Please set down all the lines beneath this one exactly, without the pictures.
***
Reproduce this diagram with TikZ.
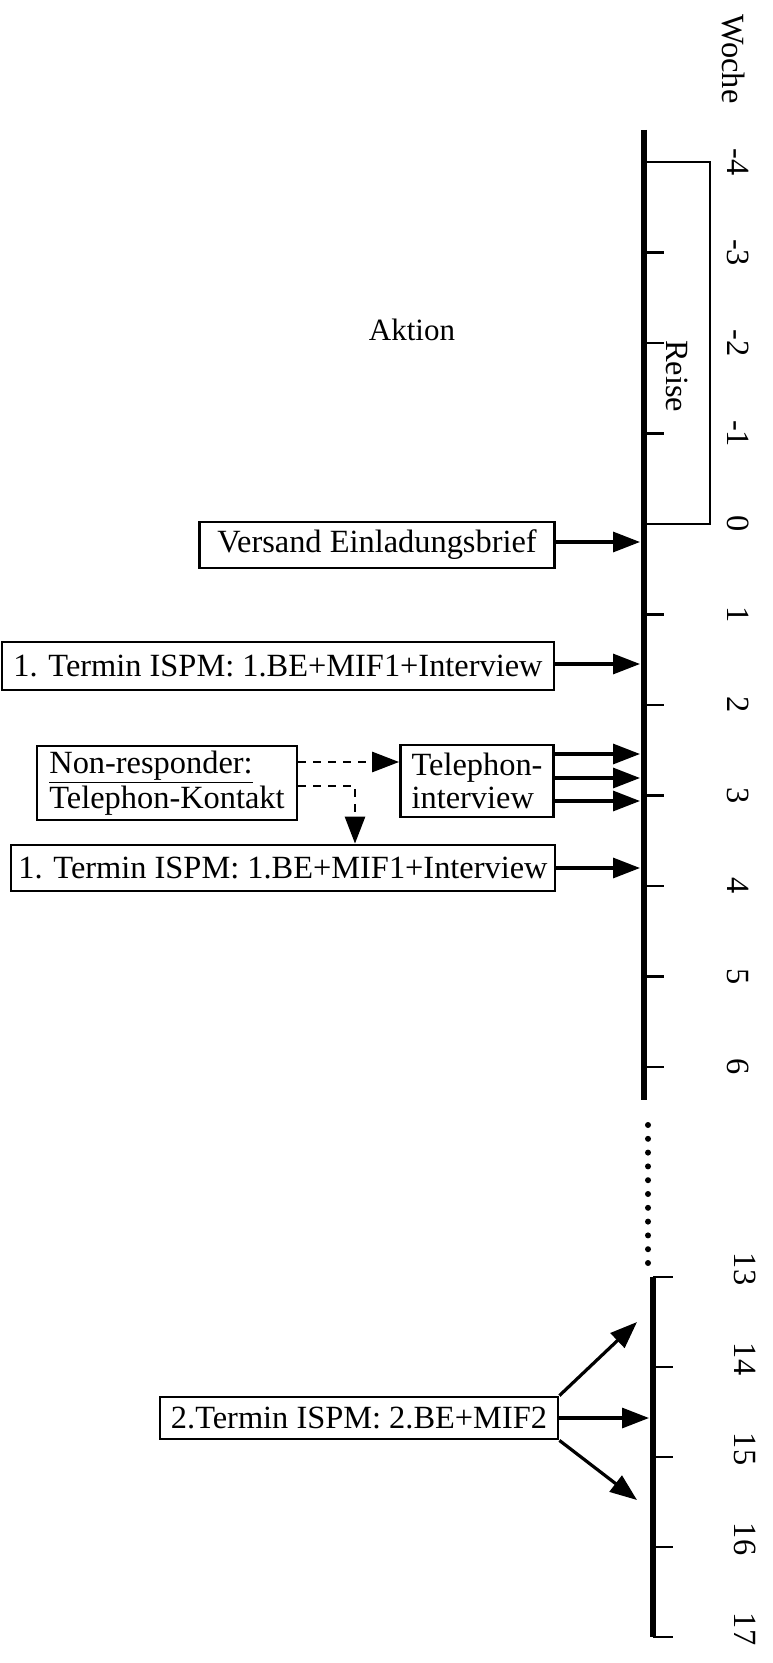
\documentclass[tikz,border=0pt]{standalone}
\usepackage{fontspec}
\setmainfont{Liberation Serif}
\usepackage{tikz}
\usetikzlibrary{arrows.meta}
\tikzset{every picture/.style={x=0.5pt,y=-0.5pt}}
\tikzset{
  kasten/.style={draw, line width=1.4pt, inner sep=0pt, font=\fontsize{16.2}{16.5}\selectfont},
  pfeil/.style={-{Triangle[length=13.5pt,width=10pt]}, line width=1.6pt},
  strich/.style={pfeil, line width=1.4pt, dash pattern=on 4pt off 3.5pt},
  woche/.style={rotate=-90, font=\fontsize{16.2}{15}\selectfont},
  achse/.style={line width=3pt},
  kerbe/.style={line width=1.2pt}
}

\begin{document}
\begin{tikzpicture}
    \useasboundingbox (0,0) rectangle (772,1663);
    % Zeitachse Woche -4 bis 6
    \draw[achse] (644,130) -- (644,1100);
    \foreach \w in {-3,-2,-1,1,2,3,4,5,6}
        \draw[kerbe] (644,{524+90.5*\w}) -- ++(20,0);
    \foreach \w in {-4,...,6}
        \node[woche] (w\w) at (738,{524+90.5*\w}) {\w};
    \node[woche] (kopf) at (733,59) {Woche};
    \node[font=\fontsize{15.5}{15}\selectfont] (aktion) at (412,330) {Aktion};
    % Reise
    \draw[line width=1.2pt] (644,162) -- (710,162) -- (710,524) -- (644,524);
    \node[woche] (reise) at (677,376) {Reise};
    % Luecke
    \foreach \i in {0,...,10}
        \fill (648,{1125+13.8*\i}) circle (1.5pt);
    % Zeitachse Woche 13 bis 17
    \draw[achse] (653,1277) -- (653,1637);
    \foreach \w in {13,...,17}{
        \draw[kerbe] (653,{1277+90*(\w-13)}) -- ++(20,0);
        \node[woche] (w\w) at (745,{1269+90*(\w-13)}) {\w};
    }

    % Aktionen
    \node[kasten, minimum width=177.5pt, minimum height=23pt] (versand) at (377,545) {Versand Einladungsbrief};
    \node[kasten, minimum width=276pt, minimum height=24pt] (termin1a) at (278,666) {1. Termin ISPM: 1.BE+MIF1+Interview};
    \node[kasten, minimum width=130pt, minimum height=37pt, align=left] (nonresp) at (167,783) {\underline{Non-responder:}\\Telephon-Kontakt};
    \node[kasten, minimum width=76.5pt, minimum height=36pt, align=left] (telefon) at (477,781) {Telephon-\\interview};
    \node[kasten, minimum width=272pt, minimum height=23pt] (termin1b) at (283,868) {1. Termin ISPM: 1.BE+MIF1+Interview};
    \node[kasten, minimum width=199pt, minimum height=21pt] (termin2) at (359,1418) {2.Termin ISPM: 2.BE+MIF2};

    % Pfeilenden an der Achse
    \coordinate (a0) at (640,542);
    \coordinate (a1) at (640,664);
    \coordinate (a2) at (640,754);
    \coordinate (a3) at (640,778);
    \coordinate (a4) at (640,801);
    \coordinate (a5) at (640,868);
    \coordinate (b1) at (637,1322);
    \coordinate (b2) at (649,1418);
    \coordinate (b3) at (637,1500);

    \draw[pfeil] (versand.east |- a0) -- (a0);
    \draw[pfeil] (termin1a.east |- a1) -- (a1);
    \draw[pfeil] (telefon.east |- a2) -- (a2);
    \draw[pfeil] (telefon.east |- a3) -- (a3);
    \draw[pfeil] (telefon.east |- a4) -- (a4);
    \draw[pfeil] (termin1b.east |- a5) -- (a5);
    \draw[pfeil] (termin2.north east) -- (b1);
    \draw[pfeil] (termin2.east) -- (b2);
    \draw[pfeil] (termin2.south east) -- (b3);

    % Non-responder
    \coordinate (d1) at (0,762);
    \coordinate (knick) at (355,786);
    \draw[strich] (nonresp.east |- d1) -- (telefon.west |- d1);
    \draw[strich] (nonresp.east |- knick) -- (knick) -- (knick |- termin1b.north);
\end{tikzpicture}
\end{document}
***
▶ [Result of the task]
Reproduce this diagram with TikZ.
\documentclass[tikz,border=0pt]{standalone}
\usepackage{fontspec}
\setmainfont{Liberation Serif}
\usepackage{tikz}
\usetikzlibrary{arrows.meta}
\tikzset{every picture/.style={x=0.5pt,y=-0.5pt}}
\tikzset{
  kasten/.style={draw, line width=1.4pt, inner sep=0pt, font=\fontsize{16.2}{16.5}\selectfont},
  pfeil/.style={-{Triangle[length=13.5pt,width=10pt]}, line width=1.6pt},
  strich/.style={pfeil, line width=1.4pt, dash pattern=on 4pt off 3.5pt},
  woche/.style={rotate=-90, font=\fontsize{16.2}{15}\selectfont},
  achse/.style={line width=3pt},
  kerbe/.style={line width=1.2pt}
}

\begin{document}
\begin{tikzpicture}
    \useasboundingbox (0,0) rectangle (772,1663);
    % Zeitachse Woche -4 bis 6
    \draw[achse] (644,130) -- (644,1100);
    \foreach \w in {-3,-2,-1,1,2,3,4,5,6}
        \draw[kerbe] (644,{524+90.5*\w}) -- ++(20,0);
    \foreach \w in {-4,...,6}
        \node[woche] (w\w) at (738,{524+90.5*\w}) {\w};
    \node[woche] (kopf) at (733,59) {Woche};
    \node[font=\fontsize{15.5}{15}\selectfont] (aktion) at (412,330) {Aktion};
    % Reise
    \draw[line width=1.2pt] (644,162) -- (710,162) -- (710,524) -- (644,524);
    \node[woche] (reise) at (677,376) {Reise};
    % Luecke
    \foreach \i in {0,...,10}
        \fill (648,{1125+13.8*\i}) circle (1.5pt);
    % Zeitachse Woche 13 bis 17
    \draw[achse] (653,1277) -- (653,1637);
    \foreach \w in {13,...,17}{
        \draw[kerbe] (653,{1277+90*(\w-13)}) -- ++(20,0);
        \node[woche] (w\w) at (745,{1269+90*(\w-13)}) {\w};
    }

    % Aktionen
    \node[kasten, minimum width=177.5pt, minimum height=23pt] (versand) at (377,545) {Versand Einladungsbrief};
    \node[kasten, minimum width=276pt, minimum height=24pt] (termin1a) at (278,666) {1. Termin ISPM: 1.BE+MIF1+Interview};
    \node[kasten, minimum width=130pt, minimum height=37pt, align=left] (nonresp) at (167,783) {\underline{Non-responder:}\\Telephon-Kontakt};
    \node[kasten, minimum width=76.5pt, minimum height=36pt, align=left] (telefon) at (477,781) {Telephon-\\interview};
    \node[kasten, minimum width=272pt, minimum height=23pt] (termin1b) at (283,868) {1. Termin ISPM: 1.BE+MIF1+Interview};
    \node[kasten, minimum width=199pt, minimum height=21pt] (termin2) at (359,1418) {2.Termin ISPM: 2.BE+MIF2};

    % Pfeilenden an der Achse
    \coordinate (a0) at (640,542);
    \coordinate (a1) at (640,664);
    \coordinate (a2) at (640,754);
    \coordinate (a3) at (640,778);
    \coordinate (a4) at (640,801);
    \coordinate (a5) at (640,868);
    \coordinate (b1) at (637,1322);
    \coordinate (b2) at (649,1418);
    \coordinate (b3) at (637,1500);

    \draw[pfeil] (versand.east |- a0) -- (a0);
    \draw[pfeil] (termin1a.east |- a1) -- (a1);
    \draw[pfeil] (telefon.east |- a2) -- (a2);
    \draw[pfeil] (telefon.east |- a3) -- (a3);
    \draw[pfeil] (telefon.east |- a4) -- (a4);
    \draw[pfeil] (termin1b.east |- a5) -- (a5);
    \draw[pfeil] (termin2.north east) -- (b1);
    \draw[pfeil] (termin2.east) -- (b2);
    \draw[pfeil] (termin2.south east) -- (b3);

    % Non-responder
    \coordinate (d1) at (0,762);
    \coordinate (knick) at (355,786);
    \draw[strich] (nonresp.east |- d1) -- (telefon.west |- d1);
    \draw[strich] (nonresp.east |- knick) -- (knick) -- (knick |- termin1b.north);
\end{tikzpicture}
\end{document}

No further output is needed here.